El Club La Placita vivió uno de sus mejores momentos en la recordada mañana de diciembre del 73 cuando el Cabezón, Fabio, el Gordo Santamaría y el Negro Vejariel, entre otros, cuadricularon un par de cartulinas naranjas de las grandes y armaron una rifa para comprar el juego de camisetas: 200 números a unas chirolas cada uno con un premio bien de barrio: cinco kilos de asado y dos botellas de vino. Los vendimos como pan caliente y me acuerdo que lo ganó mi nona Asunta, con el 77, pero, gringa vieja, eligió la guita en vez del asado y el vino, en épocas en que eran todos de mesa y los tomábamos con soda servido por los padres desde que empezábamos primer grado.
Me acuerdo como si fuera hoy el aroma del piqué de la camiseta de Banfield a rayas verdes y blancas -para aventar las discusiones futboleras rosarinas- con el número 3, con pantalón y medias negras, bien bilardistas, que soñaba ponerme cuando un conato de fiebre reumática me tiró en la cama.
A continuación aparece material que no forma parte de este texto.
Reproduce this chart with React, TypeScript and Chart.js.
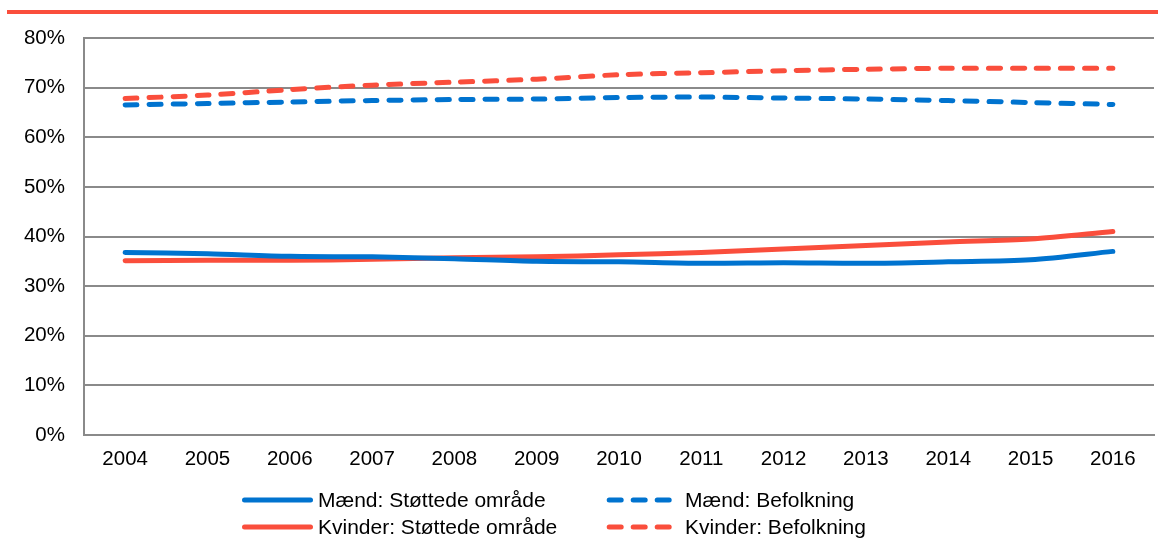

Casi tanto como la discusión que se armó con el Gringo Farruggia porque unos cuantos no querían pagar más para comprarle la camiseta amarilla de arquero y lo querían mandar a atajar con un rompevientos azul o blanco, de los que usábamos en las clases de gimnasia en la Escuela Las Heras.
La Placita vivió tardes y noches gloriosas con ese juego de camisetas que, como un mandato generacional, nos turnábamos para llevar a lavar y una madre las colgaba en el fondo o la terraza de su casa.
Quizá los cambios de los tiempos del país y la sociedad ya se reflejaban en las costumbres como una pintura de época, como cuando el hermano menor del Zurdo, el Gordo Oscar -un hincha de San Lorenzo más grande, de fugaz paso por el equipo, que pateaba y relataba que le pegaba "a lo Albrecht"- se quedó un día con mi camiseta número 3 y jamás la encontró para devolverla. A lo mejor el Cabezón tenía razón la tarde que sentenció: "Jodete. Yo la camiseta no se la doy a nadie".